The director was so adamant that Vikander was right for "The Danish Girl" that when she had a scheduling conflict, production was put on hold for five months to accommodate her. So she went off to New Zealand to film Derek Cianfrance's "The Light Between Oceans" opposite Michael Fassbender — now rumored to be her boyfriend — before returning to London in February for Hooper's film.
"We just knew that she was right, so we decided it was worth it to shut everything down and wait," said Gail Mutrux, one of "Danish Girl's" producers. "She always resists making an obvious sentimental choice in the most emotional scenes."
"The Danish Girl" is hitting theaters at the tail end of a year in which transgender stories finally began to appear on-screen. In April, Olympian Bruce Jenner announced he was transitioning to Caitlyn Jenner, appearing for the first time as a woman on the July cover of Vanity Fair; her journey was later documented on an E! reality series. Amazon's "Transparent," starring Jeffrey Tambor as a retired college professor who tells his family he wants to live as a woman, took five Emmys in September.
In "The Danish Girl," Vikander's character asks her husband to pose as a female model for one of her portraits. Days after the painting is finished, she's stunned to come home and find her husband still dressed in stockings and high heels. That's when she has to decide whether to help Lili through her transition or end the marriage.
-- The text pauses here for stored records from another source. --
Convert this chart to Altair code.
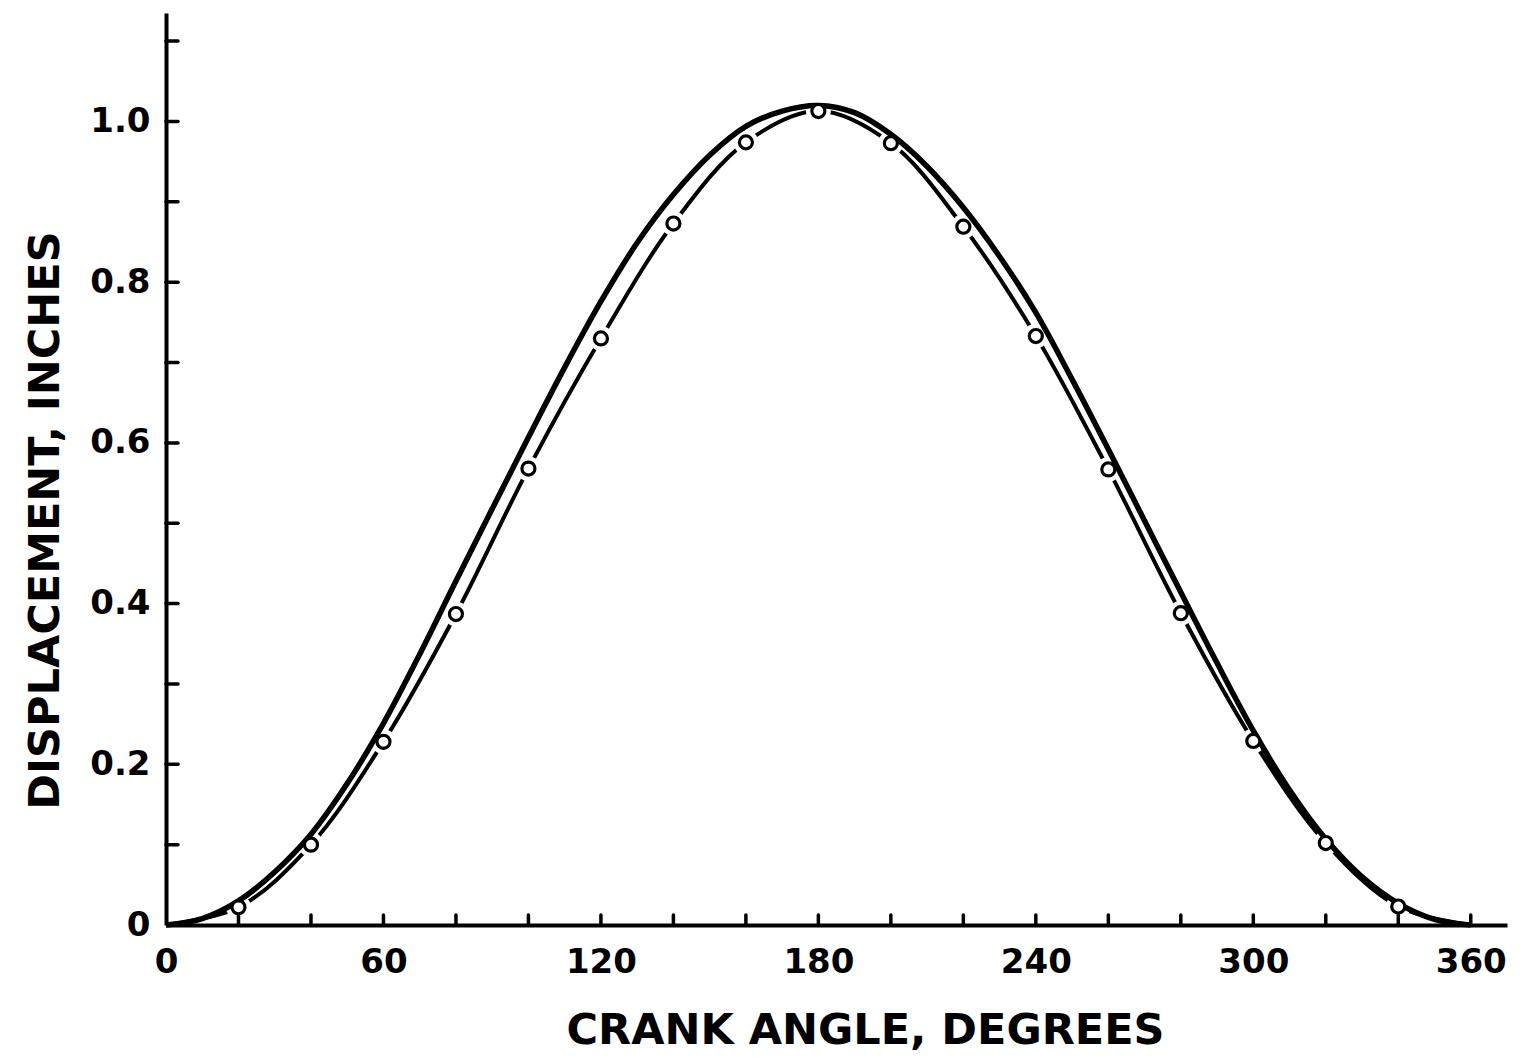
import altair as alt
import pandas as pd

# Measured curve (circles) - crank angle in degrees, displacement in inches
meas_angle = [20, 40, 60, 80, 100, 120, 140, 160, 180, 200, 220, 240, 260, 280, 300, 320, 340]
meas_disp = [0.022, 0.100, 0.228, 0.387, 0.568, 0.730, 0.873, 0.974, 1.013,
             0.973, 0.869, 0.733, 0.567, 0.388, 0.229, 0.102, 0.023]

# Thin line through the measured points (with zero end points)
thin_angle = [0] + meas_angle + [360]
thin_disp = [0.0] + meas_disp + [0.0]

# Heavy solid curve
solid_angle = list(range(0, 361, 10))
solid_disp = [0.000, 0.008, 0.030, 0.066, 0.113, 0.176, 0.251, 0.337, 0.428, 0.518,
              0.607, 0.694, 0.776, 0.849, 0.909, 0.958, 0.994, 1.013, 1.020, 1.011,
              0.984, 0.944, 0.893, 0.832, 0.762, 0.679, 0.592, 0.503, 0.414, 0.326,
              0.242, 0.168, 0.107, 0.060, 0.027, 0.007, 0.000]

x_tick_values = list(range(20, 361, 20))
x_label_values = [0, 60, 120, 180, 240, 300, 360]
y_tick_values = [0.1, 0.2, 0.3, 0.4, 0.5, 0.6, 0.7, 0.8, 0.9, 1.0, 1.1]
y_label_values = [0, 0.2, 0.4, 0.6, 0.8, 1.0]

W = 1341
H = 912
FONT = "DejaVu Sans"

thin_df = pd.DataFrame({"angle": thin_angle, "disp": thin_disp})
meas_df = pd.DataFrame({"angle": meas_angle, "disp": meas_disp})
solid_df = pd.DataFrame({"angle": solid_angle, "disp": solid_disp})
xt_df = pd.DataFrame({"angle": x_tick_values})
yt_df = pd.DataFrame({"disp": y_tick_values})

xs = alt.Scale(domain=[0, 370], nice=False, zero=False)
ys = alt.Scale(domain=[0, 1.135], nice=False, zero=False)

x_axis = alt.Axis(
    values=x_label_values, ticks=False, grid=False, domainColor="black", domainWidth=4,
    labelFont=FONT, labelFontSize=34, labelFontWeight="bold", labelColor="black",
    labelPadding=20, labelFlush=False,
    title="CRANK  ANGLE,  DEGREES", titleFont=FONT, titleFontSize=43, titleFontWeight="bold",
    titleColor="black", titleX=699, titleY=105, titleBaseline="middle", titleAnchor="middle",
)
y_axis = alt.Axis(
    values=y_label_values, ticks=False, grid=False, domainColor="black", domainWidth=4,
    labelFont=FONT, labelFontSize=34, labelFontWeight="bold", labelColor="black",
    labelPadding=16, labelFlush=False,
    labelExpr="datum.value == 0 ? '0' : format(datum.value, '.1f')",
    title="DISPLACEMENT,  INCHES", titleFont=FONT, titleFontSize=43, titleFontWeight="bold",
    titleColor="black", titleX=-121, titleY=507, titleAngle=270, titleBaseline="middle",
    titleAnchor="middle",
)

X = alt.X("angle:Q", scale=xs, axis=x_axis)
Y = alt.Y("disp:Q", scale=ys, axis=y_axis)

thin = alt.Chart(thin_df).mark_line(color="black", strokeWidth=4, interpolate="catmull-rom").encode(
    x=X, y=Y,
)
halo = alt.Chart(meas_df).mark_point(shape="circle", filled=True, color="white", size=620, opacity=1).encode(
    x=X, y=Y,
)
solid = alt.Chart(solid_df).mark_line(color="black", strokeWidth=5.5, interpolate="catmull-rom").encode(
    x=X, y=Y,
)
pts = alt.Chart(meas_df).mark_point(shape="circle", filled=False, stroke="black", fill="white",
                                     fillOpacity=1, strokeWidth=3.2, size=170, opacity=1).encode(
    x=X, y=Y,
)
xticks = alt.Chart(xt_df).mark_rule(color="black", strokeWidth=3.5, strokeCap="round").encode(
    x=X,
    y=alt.value(H),
    y2=alt.value(H - 10),
)
yticks = alt.Chart(yt_df).mark_rule(color="black", strokeWidth=3.5, strokeCap="round").encode(
    y=Y,
    x=alt.value(0),
    x2=alt.value(12),
)

chart = alt.layer(thin, halo, solid, pts, xticks, yticks).properties(
    width=W, height=H,
    autosize=alt.AutoSizeParams(type="none"),
    padding={"left": 166, "top": 13, "right": 20, "bottom": 132},
    background="white",
).configure_view(stroke=None)

chart.save("out.html", embed_options={"renderer": "svg", "actions": False})
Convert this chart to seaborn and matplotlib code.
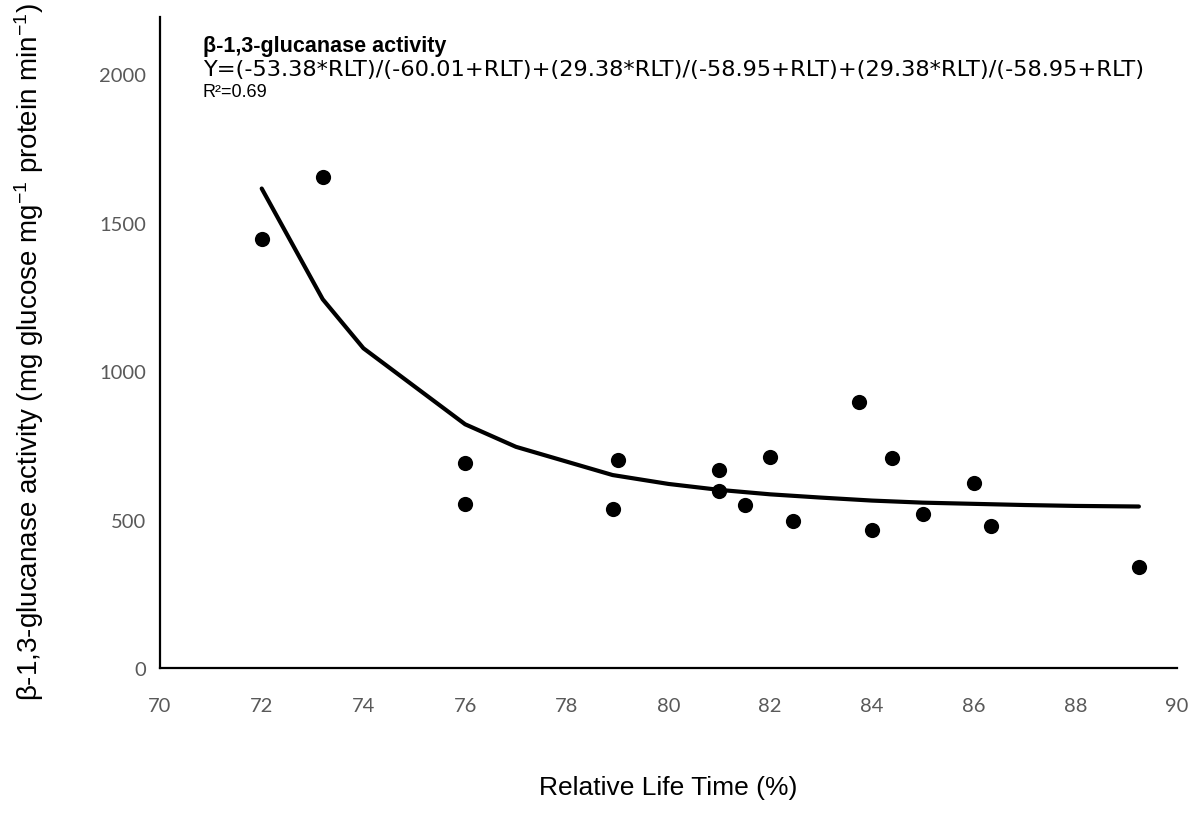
import matplotlib
matplotlib.use("Agg")
import matplotlib.pyplot as plt
import seaborn as sns
import pandas as pd

# Measured enzyme activity vs. relative life time
rlt_obs = [72.0, 73.2, 76.0, 76.0, 79.0, 78.9, 81.0, 81.0, 81.5, 82.0,
           82.45, 83.75, 84.0, 84.4, 85.0, 86.0, 86.35, 89.25]
activity_obs = [1444, 1655, 692, 554, 701, 535, 668, 595, 550, 711,
                496, 895, 465, 706, 518, 622, 479, 339]

# Fitted model curve
rlt_fit = [72.0, 73.2, 74.0, 76.0, 77.0, 78.9, 80.0, 81.0, 82.0, 83.0,
           84.0, 85.0, 86.0, 87.0, 88.0, 89.25]
activity_fit = [1615, 1242, 1077, 821, 745, 650, 620, 600, 585, 574,
                564, 557, 553, 549, 546, 544]

x_ticks = [70, 72, 74, 76, 78, 80, 82, 84, 86, 88, 90]
y_ticks = [0, 500, 1000, 1500, 2000]

title_text = "β-1,3-glucanase activity"
equation_text = "Y=(-53.38*RLT)/(-60.01+RLT)+(29.38*RLT)/(-58.95+RLT)+(29.38*RLT)/(-58.95+RLT)"
r2_text = "R²=0.69"
x_label = "Relative Life Time (%)"
y_label = "β-1,3-glucanase activity (mg glucose mg$^{-1}$ protein min$^{-1}$)"

obs = pd.DataFrame({"rlt": rlt_obs, "activity": activity_obs})
fit = pd.DataFrame({"rlt": rlt_fit, "activity": activity_fit})

sns.set_theme(style="white")
plt.rcParams["font.family"] = ["Liberation Sans", "DejaVu Sans"]
plt.rcParams["mathtext.fontset"] = "custom"
plt.rcParams["mathtext.rm"] = "Liberation Sans"
plt.rcParams["mathtext.it"] = "Liberation Sans"
plt.rcParams["mathtext.default"] = "rm"

fig = plt.figure(figsize=(12.04, 8.28), dpi=100)
ax = fig.add_axes([0.1329, 0.192, 0.8447, 0.786])

sns.lineplot(data=fit, x="rlt", y="activity", ax=ax, color="black",
             linewidth=3.0, sort=False, solid_capstyle="round",
             solid_joinstyle="miter")
sns.scatterplot(data=obs, x="rlt", y="activity", ax=ax, color="black",
                s=120, edgecolor="black", linewidth=0, zorder=3)

ax.set_xlim(70, 90)
ax.set_ylim(0, 2192)
ax.set_xticks(x_ticks)
ax.set_yticks(y_ticks)
tick_font = {"family": ["Lato", "DejaVu Sans"], "size": 14.5, "color": "#595959"}
ax.set_xticklabels([str(t) for t in x_ticks], **tick_font)
ax.set_yticklabels([str(t) for t in y_ticks], **tick_font)
ax.tick_params(axis="both", length=0)
ax.tick_params(axis="x", pad=21)
ax.tick_params(axis="y", pad=10)

for side in ("top", "right"):
    ax.spines[side].set_visible(False)
for side in ("left", "bottom"):
    ax.spines[side].set_color("black")
    ax.spines[side].set_linewidth(1.6)

ax.set_xlabel(x_label, fontsize=19, color="black", labelpad=44)
ax.set_ylabel(y_label, fontsize=20, color="black")
ax.yaxis.set_label_coords(-0.112, 0.487)

ax.text(0.042, 0.948, title_text, transform=ax.transAxes, fontsize=15.5,
        fontweight="bold", color="black", va="baseline", ha="left")
ax.text(0.042, 0.911, equation_text, transform=ax.transAxes, fontsize=16.2,
        family=["DejaVu Sans"], color="black", va="baseline", ha="left")
ax.text(0.042, 0.879, r2_text, transform=ax.transAxes, fontsize=13,
        color="black", va="baseline", ha="left")

fig.savefig("out.png", dpi=100)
"In preparing for the role, I met with those close to people who have transitioned," Vikander said. "And they all wanted to tell me, 'People forget that I went on a transition, too. I felt a bit lonely and needed support.' And sometimes in playing Gerda, I felt like, 'This is so tough. How could she do it?'"
At times, Vikander found it difficult to separate her feelings about the situation from her performance. When Gerda finds out her husband has secretly been dressing as a woman, she asked Hooper, wouldn't she feel deceived?
"Alicia said, 'Surely, my first reaction would be betrayal. I'd feel like there was a secret going on,'" Hooper explained. "I had to say to her: 'However compassionate we are, Gerda is probably even more compassionate. You're saying this is how I would feel.' In pushing Alicia's compassion, she became inspired by the character to be even more giving in her performance."
Vikander often finds herself to be one of the more active participants on set. She's even had trouble adjusting to more-laid back productions, like "The Man From U.N.C.L.E.," where Guy Ritchie seemed just as concerned with enjoying himself as getting all his shots in on time.
"He was all about having fun and I was standing there, like, 'Time is money!'" she remembered. "I really do like work — meeting a group of people, staying in your trailers and working 14, 16 hours a day. I feel very comfortable doing just that."
There is one thing she's looking forward to the next time she has a break, though. After living out of four bags for the past few years, she recently got her first place in London.
"And just having a shelf to put something on and knowing it's going to be there in six months? That's very exciting."